Se sabe, no hay que comprobar a estas alturas de la historia que la violencia contra las mujeres en Haití tiene las mismas proporciones que en el resto del mundo: una de cada tres mujeres. Se sabe, no hay que comprobar a estas alturas de la historia que en situaciones de desastres naturales la tendencia a que aumente la violencia contra mujeres y niñas es muy alta.


No se sabe a ciencia cierta cómo está ocurriendo esto en Haití actualmente porque hay relatos, pero no hay testimonios con nombres y lugares, no datos recopilados. Unas narrativas dan cuenta de una mujer que fue rescatada de los escombros por un hombre que luego la violó. Otros relatan acerca de una adolescente que se escondía en unos escombros porque había quedado sola y que unos hombres entraron a saquear el lugar y cuando la encontraron la violaron y la asesinaros. Cuentan que una mujer fue interceptada por dos individuos en una calle cuando cargaba su saco de arroz distribuido por las agencias humanitarias y que no solo le robaron el saco sino que la mataron.


Cuentan. Son los gritos del silencio. Hay otros que gritan y luego se desvanece su voz en el murmullo de la sanción social que sucede cada noche en los asentamientos improvisados.

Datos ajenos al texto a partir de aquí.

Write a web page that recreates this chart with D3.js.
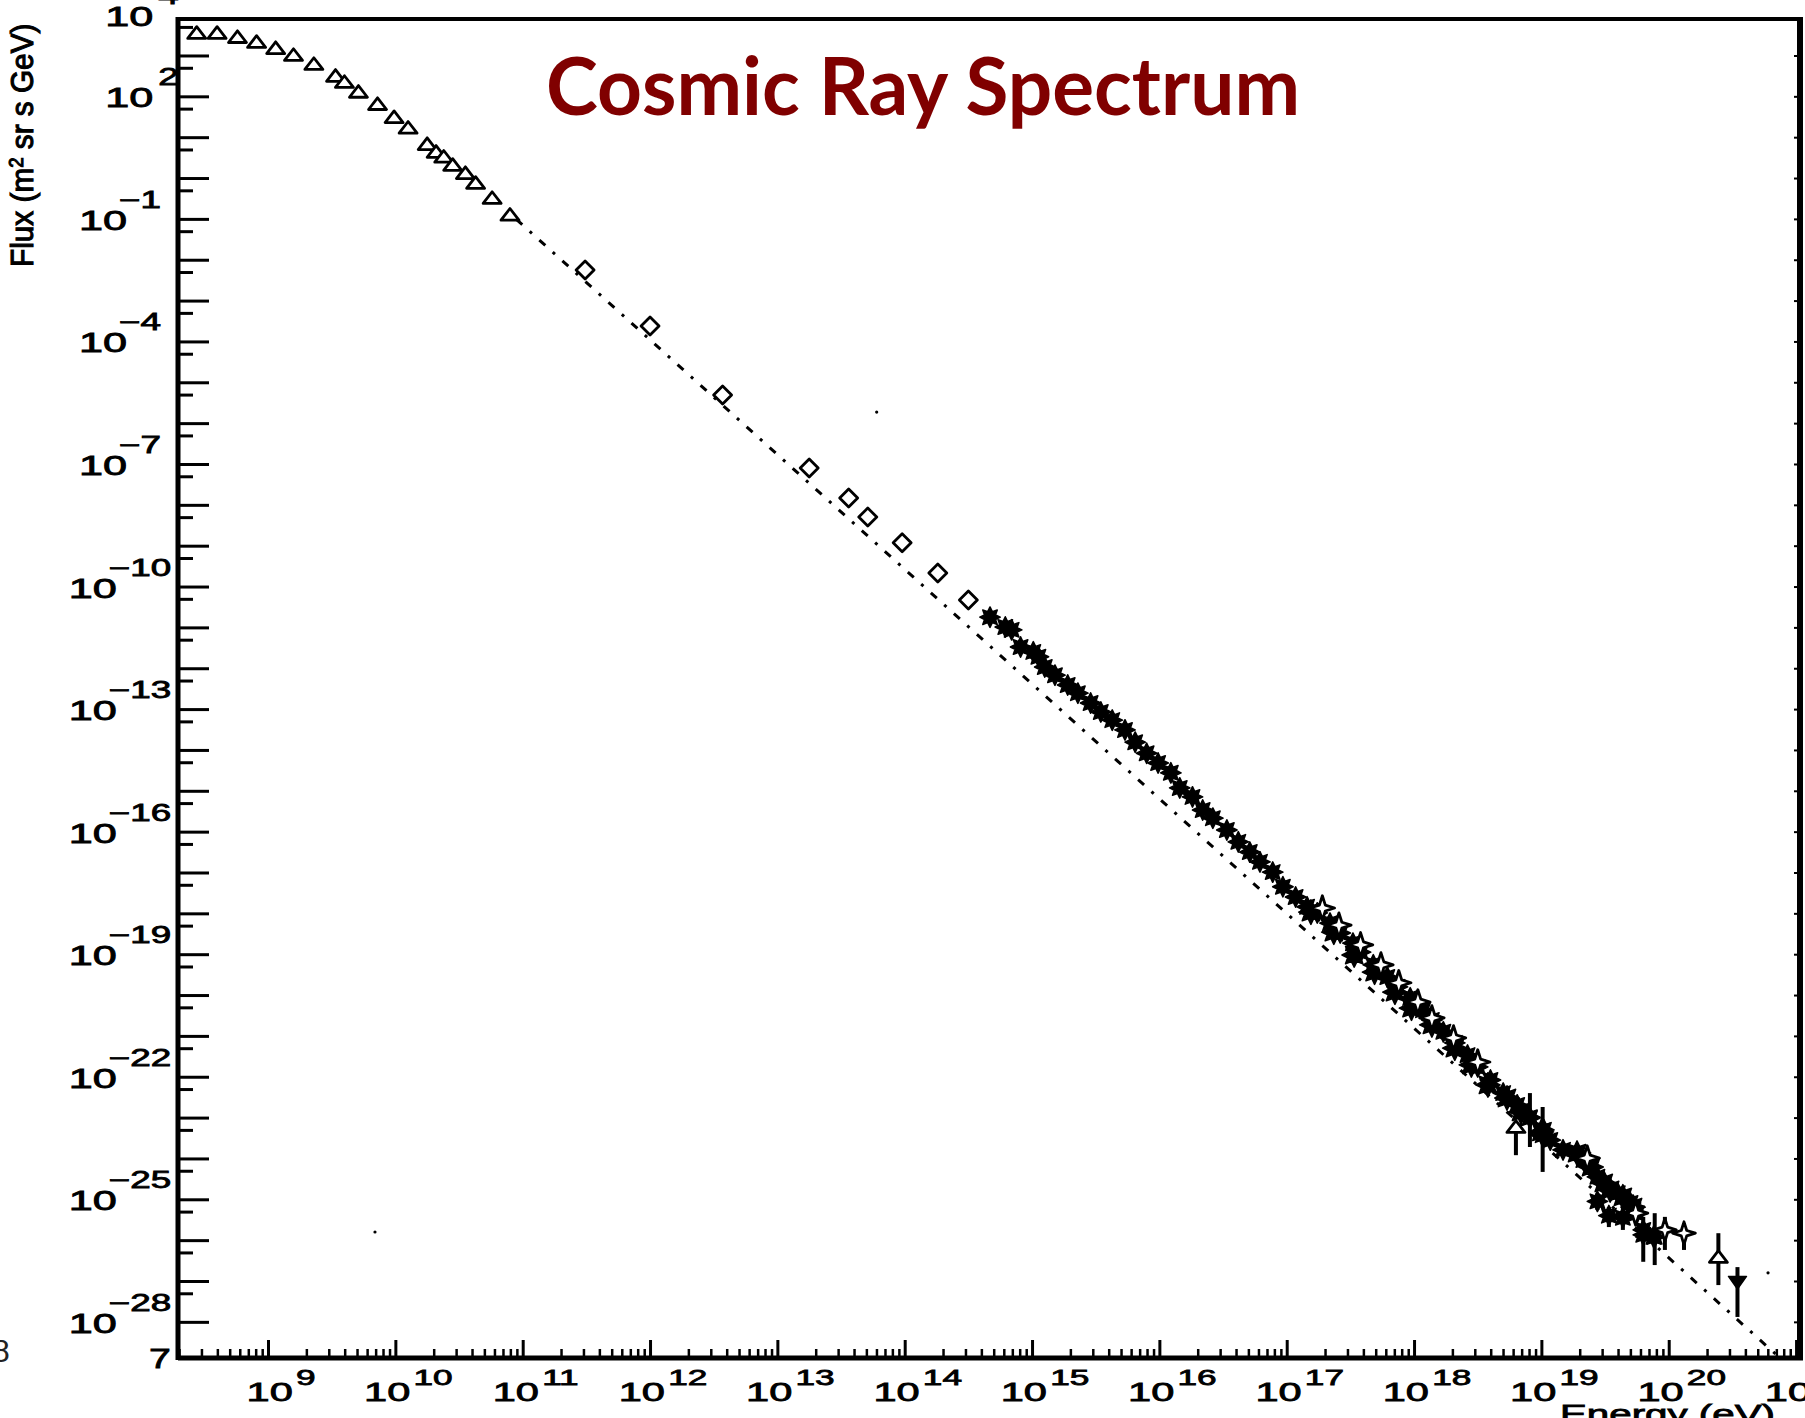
<!DOCTYPE html>
<html>
<head>
<meta charset="utf-8">
<script src="https://cdn.jsdelivr.net/npm/d3@7"></script>
<style>
    body { margin: 0; background: #fff; }
    svg { display: block; }
    .lbl { font-family: "Liberation Sans", Arial, sans-serif; fill: #000; stroke: #000; stroke-width: 0.8px; }
</style>
</head>
<body>
<div id="chart"></div>
<script>
// all values are log10: energy in eV, flux in (m^2 sr s GeV)^-1

var triLogE = [8.44, 8.60, 8.76, 8.91, 9.06, 9.20, 9.36, 9.53, 9.60, 9.71, 9.86, 9.99, 10.10, 10.25, 10.32, 10.38, 10.45, 10.55, 10.63, 10.76, 10.90];
var triLogF = [3.55, 3.55, 3.45, 3.33, 3.18, 3.01, 2.79, 2.50, 2.35, 2.11, 1.81, 1.49, 1.23, 0.83, 0.64, 0.52, 0.32, 0.12, -0.12, -0.49, -0.90];

var diaLogE = [11.49, 12.00, 12.57, 13.25, 13.56, 13.71, 13.98, 14.26, 14.50];
var diaLogF = [-2.25, -3.62, -5.31, -7.10, -7.83, -8.30, -8.93, -9.67, -10.33];

var starLogE = [14.67, 14.79, 14.84, 14.91, 15.01, 15.05, 15.10, 15.18, 15.28, 15.36, 15.46, 15.54, 15.63, 15.73, 15.81, 15.90, 15.99, 16.09, 16.16, 16.26, 16.34, 16.42, 16.53, 16.62, 16.71, 16.79, 16.89, 16.97, 17.07, 17.16, 17.24, 17.34, 17.42, 17.52, 17.58, 17.68, 17.79, 17.87, 17.97, 18.07, 18.14, 18.23, 18.32, 18.42, 18.50, 18.60, 18.70, 18.81, 18.91, 19.02, 19.07, 19.17, 19.33, 19.44, 19.60, 19.70, 19.75, 19.80, 19.88];
var starLogF = [-10.75, -10.99, -11.06, -11.48, -11.60, -11.72, -11.97, -12.17, -12.41, -12.61, -12.85, -13.07, -13.27, -13.51, -13.81, -14.08, -14.32, -14.56, -14.93, -15.15, -15.47, -15.67, -15.96, -16.25, -16.50, -16.74, -16.99, -17.35, -17.60, -17.84, -17.99, -18.24, -18.48, -18.73, -18.95, -19.26, -19.56, -19.80, -20.07, -20.37, -20.61, -20.90, -21.17, -21.47, -21.76, -22.08, -22.40, -22.69, -22.99, -23.30, -23.55, -23.79, -24.04, -24.45, -24.85, -25.09, -25.34, -25.75, -25.92];

// lower row of the dense band
var bandLogE = [17.19, 17.37, 17.53, 17.69, 17.85, 17.98, 18.14, 18.32, 18.45, 18.58, 18.73, 18.84, 19.00, 19.28, 19.39, 19.49, 19.54, 19.64, 19.72];
var bandLogF = [-17.97, -18.46, -19.02, -19.44, -19.93, -20.32, -20.73, -21.30, -21.71, -22.20, -22.52, -22.86, -23.35, -23.87, -24.21, -24.60, -24.77, -24.94, -25.19];

var crossLogE = [17.28, 17.41, 17.58, 17.74, 17.88, 18.03, 18.14, 18.31, 18.50, 19.36, 19.74];
var crossLogF = [-17.87, -18.29, -18.77, -19.26, -19.70, -20.17, -20.56, -21.05, -21.64, -23.99, -25.34];

// highest energies, with error bars
var errLogE  = [18.80, 18.91, 19.01, 19.44, 19.53, 19.64, 19.80, 19.89, 19.97, 20.12, 20.39, 20.54];
var errLogF  = [-23.23, -23.01, -23.43, -25.05, -25.40, -25.45, -25.87, -25.92, -25.75, -25.83, -26.41, -27.02];
var errLo    = [-23.92, -23.72, -24.33, -25.26, -25.68, -25.75, -26.53, -26.61, -26.24, -26.24, -27.10, -27.88];
var errHi    = [-23.15, -22.40, -22.74, -24.85, -25.19, -25.19, -25.43, -25.34, -25.43, -25.58, -25.83, -26.66];
var errShape = ["tri", "star", "star", "star", "star", "star", "star", "star", "cross", "cross", "tri", "down"];

// dash-dot power law, its two end points
var fitLogE = [10.95, 21.0];
var fitLogF = [-1.01, -29.24];

var speckLogE = [13.78, 20.78, 9.84];
var speckLogF = [-5.73, -26.80, -25.80];

var yLabelExp = [4, 2, -1, -4, -7, -10, -13, -16, -19, -22, -25, -28];
var xLabelExp = d3.range(9, 22);


var symWideTri = { draw: function(ctx, size) {
    var r = Math.sqrt(size);
    ctx.moveTo(0, -0.7 * r); ctx.lineTo(r, 0.6 * r); ctx.lineTo(-r, 0.6 * r); ctx.closePath();
}};
var symDownTri = { draw: function(ctx, size) {
    var r = Math.sqrt(size);
    ctx.moveTo(-r, -0.6 * r); ctx.lineTo(r, -0.6 * r); ctx.lineTo(0, 0.8 * r); ctx.closePath();
}};
var symDiamond = { draw: function(ctx, size) {
    var r = Math.sqrt(size);
    ctx.moveTo(0, -r); ctx.lineTo(r, 0); ctx.lineTo(0, r); ctx.lineTo(-r, 0); ctx.closePath();
}};
function starType(points, inner) {
    return { draw: function(ctx, size) {
        var r = Math.sqrt(size);
        for (var i = 0; i < points * 2; i++) {
            var a = i * Math.PI / points - Math.PI / 2, rad = (i % 2) ? r * inner : r;
            if (i === 0) ctx.moveTo(rad * Math.cos(a), rad * Math.sin(a));
            else ctx.lineTo(rad * Math.cos(a), rad * Math.sin(a));
        }
        ctx.closePath();
    }};
}
var symStar8 = starType(8, 0.58);
var symCross4 = starType(4, 0.34);


SpectrumChart = function(_parentElement) {
    this.parentElement = _parentElement;
    this.initVis();
};

SpectrumChart.prototype.initVis = function() {
    var vis = this;

    vis.w = 1805;
    vis.h = 1418;
    vis.left = 178;
    vis.right = 1800;
    vis.top = 19;
    vis.bottom = 1358;

    vis.svg = d3.select("#" + vis.parentElement).append("svg")
        .attr("width", vis.w)
        .attr("height", vis.h);

    vis.x = d3.scaleLog().domain([Math.pow(10, 8.293), Math.pow(10, 21.031)]).range([vis.left, vis.right]);
    vis.y = d3.scaleLog().domain([Math.pow(10, -28.885), Math.pow(10, 3.893)]).range([vis.bottom, vis.top]);

    function px(e) { return vis.x(Math.pow(10, e)); }
    function py(f) { return vis.y(Math.pow(10, f)); }
    function pts(le, lf) { return le.map(function(e, i) { return [e, lf[i]]; }); }

    vis.svg.append("clipPath").attr("id", "plot")
        .append("rect")
        .attr("x", vis.left).attr("y", vis.top)
        .attr("width", vis.right - vis.left).attr("height", vis.bottom - vis.top);

    // ticks
    var yExps = d3.range(-28, 4);
    var yMajor = yExps.map(function(e) { return Math.pow(10, e); });
    var yMinor = yExps.map(function(e) { return 5 * Math.pow(10, e); });
    var xMajor = xLabelExp.map(function(e) { return Math.pow(10, e); });
    var xMinor = [];
    d3.range(8, 21).forEach(function(k) {
        d3.range(2, 10).forEach(function(m) {
            var v = m * Math.pow(10, k);
            if (v > vis.x.domain()[0] && v < vis.x.domain()[1]) xMinor.push(v);
        });
    });

    function tickAxis(axis, tx, ty, width) {
        vis.svg.append("g")
            .attr("transform", "translate(" + tx + "," + ty + ")")
            .call(axis.tickSizeOuter(0).tickFormat(""))
            .call(function(g) { g.select(".domain").remove(); })
            .selectAll(".tick line").attr("stroke", "#000").attr("stroke-width", width);
    }
    tickAxis(d3.axisRight(vis.y).tickValues(yMajor).tickSize(31), vis.left, 0, 3);
    tickAxis(d3.axisRight(vis.y).tickValues(yMinor).tickSize(15), vis.left, 0, 3);
    tickAxis(d3.axisLeft(vis.y).tickValues(yMajor).tickSize(6), vis.right, 0, 2);
    tickAxis(d3.axisTop(vis.x).tickValues(xMajor).tickSize(18), 0, vis.bottom, 3);
    tickAxis(d3.axisTop(vis.x).tickValues(xMinor).tickSize(9), 0, vis.bottom, 2.5);

    // frame
    var frame = vis.svg.append("g").attr("stroke", "#000");
    frame.append("line").attr("x1", vis.left).attr("x2", vis.left).attr("y1", vis.top - 2).attr("y2", vis.bottom + 2).attr("stroke-width", 5);
    frame.append("line").attr("x1", vis.left).attr("x2", vis.right + 3).attr("y1", vis.bottom).attr("y2", vis.bottom).attr("stroke-width", 5);
    frame.append("line").attr("x1", vis.left).attr("x2", vis.right + 3).attr("y1", vis.top).attr("y2", vis.top).attr("stroke-width", 4);
    frame.append("line").attr("x1", vis.right).attr("x2", vis.right).attr("y1", vis.top).attr("y2", vis.bottom + 2).attr("stroke-width", 6);

    // tick labels
    yLabelExp.forEach(function(e) {
        var cx = e < 0 ? 120 : 142;
        var t = vis.svg.append("g")
            .attr("transform", "translate(" + cx + "," + (py(e) + 11) + ") scale(1.6,1)")
            .append("text").attr("class", "lbl").attr("text-anchor", "middle").attr("font-size", 27);
        t.append("tspan").text("10");
        t.append("tspan").attr("dx", e < 0 ? -5 : 3).attr("dy", -22).attr("font-size", 23)
            .text(e < 0 ? "\u2212" + (-e) : e);
    });
    xLabelExp.forEach(function(e) {
        var t = vis.svg.append("g")
            .attr("transform", "translate(" + (px(e) + 13) + ",1401) scale(1.6,1)")
            .append("text").attr("class", "lbl").attr("text-anchor", "middle").attr("font-size", 26);
        t.append("tspan").text("10");
        t.append("tspan").attr("dx", 2).attr("dy", -16).attr("font-size", 22).text(e);
    });

    vis.svg.append("g").attr("transform", "translate(160,1368) scale(1.4,1)")
        .append("text").attr("class", "lbl").attr("text-anchor", "middle").attr("font-size", 28).text("7");
    vis.svg.append("text")
        .attr("x", -8).attr("y", 1362)
        .style("font-family", "Liberation Sans, Arial, sans-serif")
        .style("font-size", "32px").style("fill", "#222")
        .text("8");

    vis.svg.append("g").attr("transform", "translate(1560,1423) scale(1.55,1)")
        .append("text").attr("class", "lbl").attr("font-size", 26).text("Energy (eV)");

    var yt = vis.svg.append("g").attr("transform", "translate(33,267) rotate(-90) scale(0.93,1)")
        .append("text").attr("class", "lbl").attr("font-size", 32).style("stroke-width", "1.1px");
    yt.append("tspan").text("Flux (m");
    yt.append("tspan").attr("dy", -10).attr("font-size", 20).text("2");
    yt.append("tspan").attr("dy", 10).text(" sr s GeV)");

    vis.svg.append("text")
        .attr("x", 546).attr("y", 115)
        .attr("textLength", 754).attr("lengthAdjust", "spacingAndGlyphs")
        .style("font-family", "Lato, 'Open Sans', sans-serif")
        .style("font-weight", "bold")
        .style("font-size", "80px")
        .style("fill", "#800000")
        .text("Cosmic Ray Spectrum");

    // data
    vis.plot = vis.svg.append("g").attr("clip-path", "url(#plot)");

    vis.plot.append("path")
        .datum(pts(fitLogE, fitLogF))
        .attr("d", d3.line().x(function(d) { return px(d[0]); }).y(function(d) { return py(d[1]); }))
        .attr("fill", "none")
        .attr("stroke", "#000")
        .attr("stroke-width", 3)
        .attr("stroke-dasharray", "8,10,3,10");

    vis.plot.selectAll(".speck")
        .data(pts(speckLogE, speckLogF))
        .enter().append("circle")
        .attr("class", "speck")
        .attr("cx", function(d) { return px(d[0]); })
        .attr("cy", function(d) { return py(d[1]); })
        .attr("r", 1.6);

    function markers(cls, data, type, size, filled) {
        vis.plot.selectAll("." + cls)
            .data(data)
            .enter().append("path")
            .attr("class", cls)
            .attr("transform", function(d) { return "translate(" + px(d[0]) + "," + py(d[1]) + ")"; })
            .attr("d", d3.symbol().type(type).size(size))
            .attr("fill", filled ? "#000" : "#fff")
            .attr("stroke", "#000")
            .attr("stroke-width", filled ? 1.5 : 2.8)
            .attr("stroke-linejoin", "round");
    }

    markers("band", pts(bandLogE, bandLogF), symStar8, 150, true);
    markers("star", pts(starLogE, starLogF), symStar8, 105, true);
    markers("cross", pts(crossLogE, crossLogF), symCross4, 150, false);

    var errData = errLogE.map(function(e, i) {
        return { e: e, f: errLogF[i], lo: errLo[i], hi: errHi[i], shape: errShape[i] };
    });
    vis.plot.selectAll(".err")
        .data(errData)
        .enter().append("line")
        .attr("class", "err")
        .attr("x1", function(d) { return px(d.e); })
        .attr("x2", function(d) { return px(d.e); })
        .attr("y1", function(d) { return py(d.lo); })
        .attr("y2", function(d) { return py(d.hi); })
        .attr("stroke", "#000")
        .attr("stroke-width", 4);

    var shapeTypes = { tri: [symWideTri, 81, false], star: [symStar8, 105, true], cross: [symCross4, 130, false], down: [symDownTri, 81, true] };
    Object.keys(shapeTypes).forEach(function(k) {
        var s = shapeTypes[k];
        markers("err-" + k, errData.filter(function(d) { return d.shape === k; }).map(function(d) { return [d.e, d.f]; }), s[0], s[1], s[2]);
    });

    markers("dia", pts(diaLogE, diaLogF), symDiamond, 81, false);
    markers("tri", pts(triLogE, triLogF), symWideTri, 81, false);
};

new SpectrumChart("chart");
</script>
</body>
</html>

Es febrero y es la una de la mañana y estoy durmiendo en nuestra tienda de campaña a la orilla de un gran asentamiento de más de 1,000 personas que perdieron sus casas en el terremoto el pasado 12 de enero en la ciudad.


Una voz se queja en la oscuridad de la noche. Inmediatamente surge y se expande como la onda expansiva de los temblores, el murmullo de gente que sanciona. Continúa y se expande hasta que desaparece en el retorno del silencio.

Como con “Lucas” la vecina de todo el mundo, no se si la sanciona a ella para que calle y el resto pueda dormir o al hombre para que la deje de agredir para que viva en paz.

Duele, como duelen los gritos del silencio.  Amanece el sol en desvelo por ella y por todas. Cada noche oscura trae una nueva queja en un lugar distinto del asentamiento.

Comienza  una vez más la  protesta de alguna mujer, se desata el murmullo que sanciona sin saber a quién y vuelve a caer el silencio y amanece el desvelo.

La próxima vez voy a ir con una traductora a mirarle los ojos a las mujeres, aunque nunca sabré a ciencia cierta las múltiples razones de sus desvelos.